The Elements of Innovation Discovered
Metal Tech News - May 8, 2024
Engineering advancements have recently made strides in sustainability by imitating nature as opposed to conquering it. In the case of storage, the global energy transition demands more powerful and efficient batteries as well as earth-friendly processes to get the technology where it needs to be, and one city in Finland is building the world's largest battery of its kind from the earth itself.
Energy storage at its most basic is potential force, motion, and power on command, derived from any number of resources to work machines that give us light, heat, and tools that will all one day run cleanly and sustainably.
That potential can be amassed and extracted in a variety of ways, from compressed air and water reservoirs or pressure from steam, utilizing the downward force of gravity, the heat and photons from the sun, and natural forces pushing turbines – all generating the power we need to work, travel and build.
A number of large-scale energy storage solutions are needed to deal with the intermittent nature of some renewable energy sources, such as wind and solar, if cities and industries are to fully wean themselves from fossil fuels.
Batteries, even those designed for grid-scale storage, aren't yet efficient enough to meet all the longer-term, mass energy storage needs of cities. Though recycling and alternate sources are regularly being discovered, lithium-based batteries, by far the most popular in production, rely on nonrenewable minerals that need to be mined.

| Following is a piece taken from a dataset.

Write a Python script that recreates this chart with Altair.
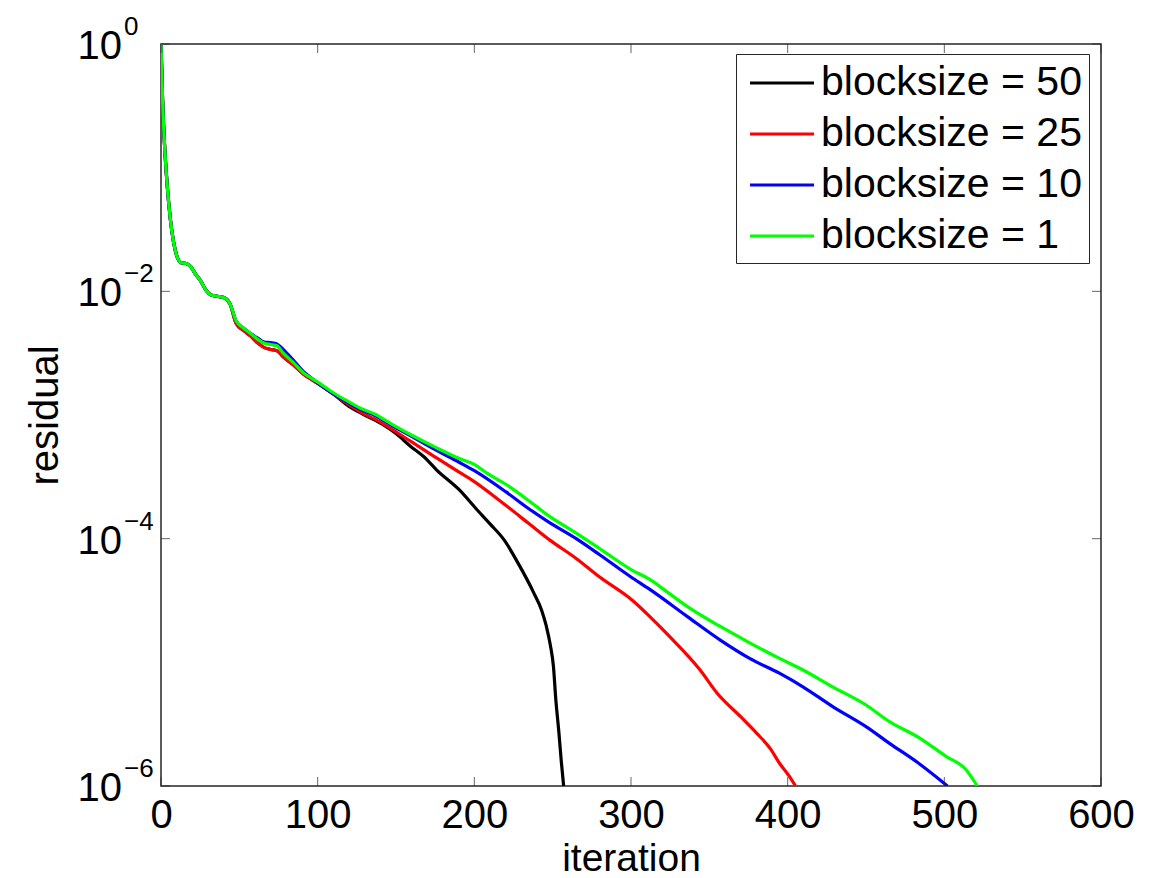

To offset this, companies are developing more earth-friendly, large-scale methods of efficient energy storage, such as pumped hydro energy storage and industrial-scale sand or crushed rock thermal storage batteries fabricated around natural processes.
Vantaan Energia has announced that it will construct a 90-gigawatt-hour seasonal thermal energy storage facility in a massive cavern – twice the size of Madison Square Garden – capable of heating Finland's fourth-most-populous city of Vantaa for a year.
"The world is undergoing a huge energy transition," Vantaan Energia CEO Jukka Toivonen told New Atlas. "Wind and solar power have become vital technologies in the transition from fossil fuels to clean energy. The biggest challenge of the energy transition so far has been the inability to store these intermittent forms of energy for later use. Unfortunately, small-scale storage solutions, such as batteries or accumulators, are not sufficient; large, industrial-scale storage solutions are needed."
The facility will be built in Vantaa's bedrock, excavating a total of three caverns about 20 meters wide, 300 meters long and 40 meters high. The bottom of the caverns will rest 100 meters below ground level with a total volume of over a million cubic meters, including processing facilities.
Specially designed areas will be filled with hot, pressurized water, reaching temperatures up to 140 degrees Celsius (280 degrees Fahrenheit) without boiling or evaporating.
This is a substantial first step towards an eventual hybrid heating system to be built in Vantaa, providing the city options for efficient, AI-based solutions to the city's power needs throughout the year, and securing affordable and stable prices for customers, all while eliminating emissions.
The facility is expected to come online in 2028.